En définitive, M. [G] a délibérément profité de la situation de latence créée par le conflit familial et a persisté à le faire sans droit ni titre même après que le notaire lui ait indiqué qu’il n’avait pas mandat pour recevoir des fonds. L’étude de Me [Y] a certes commis une erreur en encaissant le chèque des fermages de 2013 mais n’a délivré aucune quittance. Cette erreur s’explique sans doute par le fait que, dans les années précédentes, l’étude notariale encaissait les fermages réglés par [R] [I], ainsi que le rappellent [P] et [R] [I] dans leur courrier du 20 octobre 2019.

Le paiement de M. [G] a été remboursé par le notaire et son refus du chèque des fermages de 2014 est explicitement motivé dans les courriers de Me [Y] des 9 janvier et 5 février 2015 par l’absence de mandat pour encaisser les fonds et en donner quittance. A ce stade, en admettant même que M. [G] ait cru précédemment pouvoir exploiter les terres dans la continuité de [R] [I], le refus du notaire l’éclairait sur l’absence du bail qu’il n’avait pas cru bon de chercher à obtenir auprès des deux légataires.

Au surplus, si M. [G] a pu exploiter les terrains plusieurs années en profitant de la passivité des héritiers en attente du règlement de la succession de [W] [I], son éviction est la conséquence de son absence de qualité de preneur d’un bail rural. Il ne subit donc aucun préjudice de ce chef imputable aux prétendues fautes du notaire qui fait valoir, avec justesse, l’absence de lien de causalité entre celles-ci et la somme de 6.000 euros calculée comme une indemnité d’éviction sur 9 années de fermage. Or, si un bail à ferme devait être caractérisé, cette indemnité serait à la charge du bailleur.

En conséquence, le jugement doit être confirmé en toutes ses dispositions.

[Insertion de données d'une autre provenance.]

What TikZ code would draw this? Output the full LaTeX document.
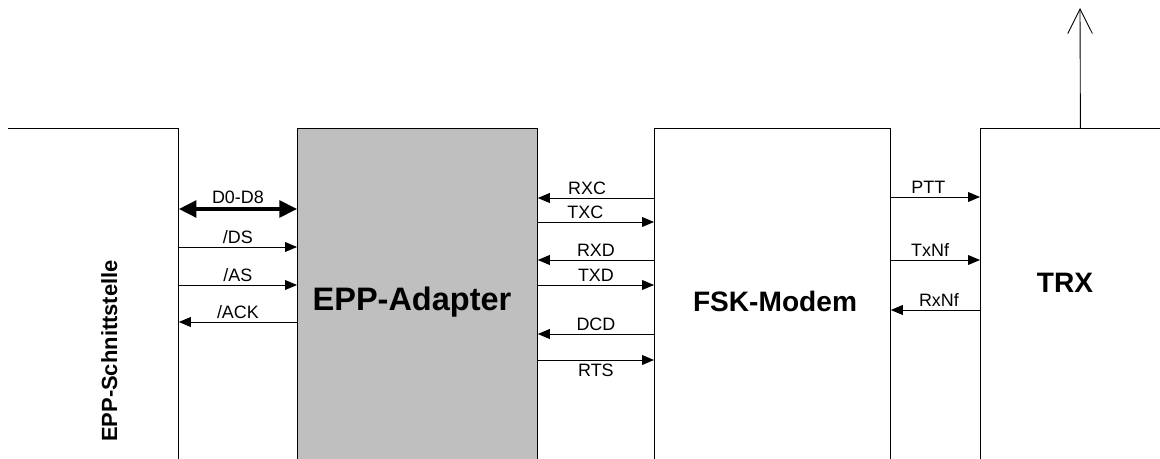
\documentclass[tikz,border=0pt]{standalone}
\usepackage{fontspec}
\setmainfont{Liberation Sans}
\usepackage{xcolor}
\usetikzlibrary{positioning, arrows.meta, calc}

\begin{document}
\begin{tikzpicture}[
    x=0.02cm, y=-0.02cm,
    >={Triangle[length=6.8pt,width=5.6pt]},
    font=\fontsize{10.2}{12}\selectfont,
    blk/.style={line width=0.5pt, anchor=north west, minimum height=7cm,
                inner sep=0pt},
    sig/.style={line width=0.5pt},
    bus/.style={line width=2pt, {Triangle[length=10pt,width=9.5pt]}-{Triangle[length=10pt,width=9.5pt]}},
    lbl/.style={above=1.8pt, inner sep=0pt},
]
  \useasboundingbox (0,0) rectangle (1160,459);
  \clip (0,0) rectangle (1160,459);
  % Blocks
  \node[blk, minimum width=3.4cm] (epp) at (8,128) {};
  \node[blk, draw, fill=black!25, minimum width=4.8cm] (adp) at (297,128) {};
  \node[blk, draw, minimum width=4.72cm] (fsk) at (654,128) {};
  \node[blk, draw, minimum width=4cm] (trx) at (980,128) {};
  \draw[sig] (epp.north west) -- (epp.north east) -- (epp.south east);
  % Block titles
  \node[rotate=90, anchor=base, font=\fontsize{12.5}{15}\selectfont\bfseries] (eppt) at (117,351) {EPP-Schnittstelle};
  \node[anchor=base, font=\fontsize{18.5}{22}\selectfont\bfseries] (adpt) at (412,311) {EPP-Adapter};
  \node[anchor=base, font=\fontsize{16}{19}\selectfont\bfseries] (fskt) at (775,312) {FSK-Modem};
  \node[anchor=base, font=\fontsize{16}{19}\selectfont\bfseries] (trxt) at (1065,293) {TRX};
  % Antenna
  \coordinate (ant) at (1080,8);
  \draw[sig, -{Straight Barb[length=14pt,width=14pt]}] (trx.north) -- (ant);
  % EPP interface signals
  \draw[bus] (epp.east |- 0,209) -- (adp.west |- 0,209) node[lbl, midway] {D0-D8};
  \draw[sig,->] (epp.east |- 0,247) -- (adp.west |- 0,247) node[lbl, midway] {/DS};
  \draw[sig,->] (epp.east |- 0,285) -- (adp.west |- 0,285) node[lbl, midway] {/AS};
  \draw[sig,->] (adp.west |- 0,322) -- (epp.east |- 0,322) node[lbl, midway] {/ACK};
  % Modem signals
  \draw[sig,->] (fsk.west |- 0,198) -- (adp.east |- 0,198) node[lbl, midway, xshift=-5pt] {RXC};
  \draw[sig,->] (adp.east |- 0,222) -- (fsk.west |- 0,222) node[lbl, midway, xshift=-6pt] {TXC};
  \draw[sig,->] (fsk.west |- 0,260) -- (adp.east |- 0,260) node[lbl, midway] {RXD};
  \draw[sig,->] (adp.east |- 0,285) -- (fsk.west |- 0,285) node[lbl, midway] {TXD};
  \draw[sig,->] (fsk.west |- 0,334) -- (adp.east |- 0,334) node[lbl, midway] {DCD};
  \draw[sig,->] (adp.east |- 0,360) -- (fsk.west |- 0,360) node[below=2.2pt, inner sep=0pt, midway] {RTS};
  % Radio signals
  \draw[sig,->] (fsk.east |- 0,197) -- (trx.west |- 0,197) node[lbl, midway, xshift=-4pt] {PTT};
  \draw[sig,->] (fsk.east |- 0,260) -- (trx.west |- 0,260) node[lbl, midway, xshift=-3pt] {TxNf};
  \draw[sig,->] (trx.west |- 0,310) -- (fsk.east |- 0,310) node[lbl, midway, xshift=2pt] {RxNf};
\end{tikzpicture}
\end{document}
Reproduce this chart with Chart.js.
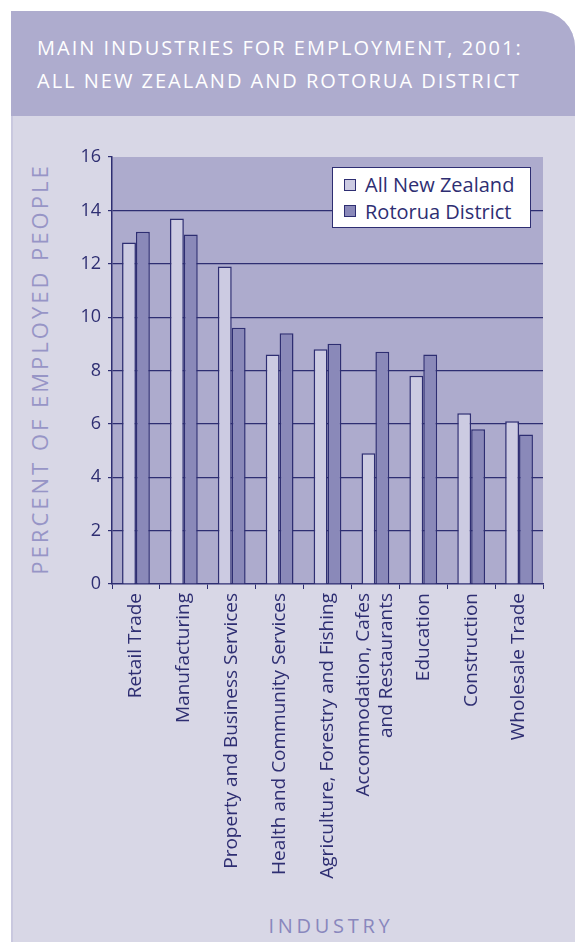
<!DOCTYPE html>
<html>
<head>
<meta charset="utf-8">
<title>Main industries for employment, 2001</title>
<script src="https://cdn.jsdelivr.net/npm/chart.js@4.4.1/dist/chart.umd.min.js"></script>
<style>
  html, body { margin: 0; padding: 0; background: #ffffff; }
  body { width: 575px; height: 942px; position: relative; overflow: hidden; font-family: "Open Sans", sans-serif; }
  .card { position: absolute; left: 11px; top: 11px; width: 564px; height: 931px; background: #d8d7e6; border-top-right-radius: 36px; overflow: hidden; }
  .card .head { position: absolute; left: 0; top: 0; width: 100%; height: 105px; background: #aeacce; }
  .card .edge { position: absolute; left: 0; top: 105px; width: 2px; bottom: 0; background: #c9c8df; }
  .title { position: absolute; left: 37px; color: #ffffff; font-size: 20px; line-height: 20px; letter-spacing: 2px; white-space: nowrap; }
  .ytitle { position: absolute; left: 39px; top: 369px; transform: translate(-50%, -50%) rotate(-90deg); color: #9795c6; font-size: 22px; letter-spacing: 3px; white-space: nowrap; }
  .xtitle { position: absolute; left: 331px; top: 925px; transform: translate(-50%, -50%); color: #8987bd; font-size: 20px; letter-spacing: 3.7px; white-space: nowrap; }
  #chart { position: absolute; left: 0; top: 0; }
  .legend { position: absolute; left: 332px; top: 167px; width: 197px; height: 59px; background: #ffffff; border: 1px solid #2e2e72; }
  .legend .row { position: absolute; left: 11px; height: 26px; line-height: 26px; color: #2e2e72; font-size: 20px; white-space: nowrap; }
  .legend .sw { display: inline-block; width: 10px; height: 10px; border: 1.5px solid #2e2e72; vertical-align: middle; margin-right: 9px; position: relative; top: -2px; }
</style>
</head>
<body>
<div class="card">
  <div class="head"></div>
  <div class="edge"></div>
</div>
<div class="title" style="top:38px">MAIN INDUSTRIES FOR EMPLOYMENT, 2001:</div>
<div class="title" style="top:71px">ALL NEW ZEALAND AND ROTORUA DISTRICT</div>
<div class="ytitle">PERCENT OF EMPLOYED PEOPLE</div>
<div class="xtitle">INDUSTRY</div>
<canvas id="chart" width="575" height="942"></canvas>
<div class="legend" id="legend"></div>
<script>
// industries, left to right
const industries = [
  'Retail Trade',
  'Manufacturing',
  'Property and Business Services',
  'Health and Community Services',
  'Agriculture, Forestry and Fishing',
  ['Accommodation, Cafes', 'and Restaurants'],
  'Education',
  'Construction',
  'Wholesale Trade'
];

// percent of employed people
const allNZ   = [12.8, 13.7, 11.9, 8.6, 8.8, 4.9, 7.8, 6.4, 6.1];
const rotorua = [13.2, 13.1, 9.6, 9.4, 9.0, 8.7, 8.6, 5.8, 5.6];

const seriesNames = ['All New Zealand', 'Rotorua District'];
const yTicks = [0, 2, 4, 6, 8, 10, 12, 14, 16];

const navy = '#2e2e72';
const fills = ['#cccbe2', '#8a89b9'];

// lavender fill behind the bars
const plotBg = {
  id: 'plotBg',
  beforeDraw(chart) {
    const { ctx, chartArea: a } = chart;
    ctx.save();
    ctx.fillStyle = '#adabcd';
    ctx.fillRect(a.left, a.top, a.right - a.left, a.bottom - a.top);
    ctx.restore();
  }
};

// centre two-line category labels on their tick
const centreLines = {
  id: 'centreLines',
  beforeDraw(chart) {
    const items = chart.scales.x.getLabelItems(chart.chartArea);
    items.forEach(it => {
      if (Array.isArray(it.label)) it.textOffset = 0;
    });
  }
};

const chart = new Chart(document.getElementById('chart').getContext('2d'), {
  type: 'bar',
  data: {
    labels: industries,
    datasets: [{
      label: seriesNames[0],
      data: allNZ,
      backgroundColor: fills[0],
      borderColor: navy,
      borderWidth: 1.5,
      categoryPercentage: 0.58,
      barPercentage: 1
    }, {
      label: seriesNames[1],
      data: rotorua,
      backgroundColor: fills[1],
      borderColor: navy,
      borderWidth: 1.5,
      categoryPercentage: 0.58,
      barPercentage: 1
    }]
  },
  options: {
    responsive: false,
    animation: false,
    devicePixelRatio: 1,
    layout: { padding: { left: 50, top: 157, right: 32, bottom: 58 } },
    plugins: {
      legend: { display: false },
      tooltip: { enabled: false }
    },
    scales: {
      x: {
        ticks: {
          color: navy,
          font: { family: 'Open Sans', size: 19 },
          minRotation: 90,
          maxRotation: 90,
          autoSkip: false,
          padding: 4
        },
        grid: { drawOnChartArea: false, tickLength: 5, color: navy, tickColor: navy },
        border: { color: navy, width: 1.5 },
        afterFit: s => { s.height = 300; }
      },
      y: {
        min: 0,
        max: 16,
        afterBuildTicks: s => { s.ticks = yTicks.map(v => ({ value: v })); },
        ticks: {
          color: navy,
          font: { family: 'Open Sans', size: 18 },
          padding: 7
        },
        grid: {
          color: c => (c.tick && (c.tick.value === 16 || c.tick.value === 0)) ? 'rgba(0,0,0,0)' : navy,
          tickColor: navy,
          tickLength: 4,
          lineWidth: 1.2
        },
        border: { color: navy, width: 1.5 },
        afterFit: s => { s.width = 62; }
      }
    }
  },
  plugins: [plotBg, centreLines]
});

// legend box
const legend = document.getElementById('legend');
seriesNames.forEach((name, i) => {
  const row = document.createElement('div');
  row.className = 'row';
  row.style.top = (4 + i * 26.5) + 'px';
  const sw = document.createElement('span');
  sw.className = 'sw';
  sw.style.background = fills[i];
  row.appendChild(sw);
  row.appendChild(document.createTextNode(name));
  legend.appendChild(row);
});
</script>
</body>
</html>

Les époux [G], parties perdantes, supportent les dépens de première instance et d’appel, conservent la charge des frais irrépétibles qu’ils ont exposés et doivent indemniser Me [Y] de ses propres frais à hauteur de 2.000 euros, en sus de l’indemnité allouée par le premier juge.

PAR CES MOTIFS :

La Cour,

Confirme, en toutes ses dispositions, le jugement prononcé le 27 juin 2022 par le tribunal de proximité de Montbrison ;

Y ajoutant,

Condamne in solidum [B] [G] et [M] [X] épouse [G] aux dépens d’appel ;

Condamne in solidum [B] [G] et [M] [X] épouse [G] à payer à Me [N] [Y] la somme de 2.000 euros sur le fondement de l’article 700 du code de procédure civile.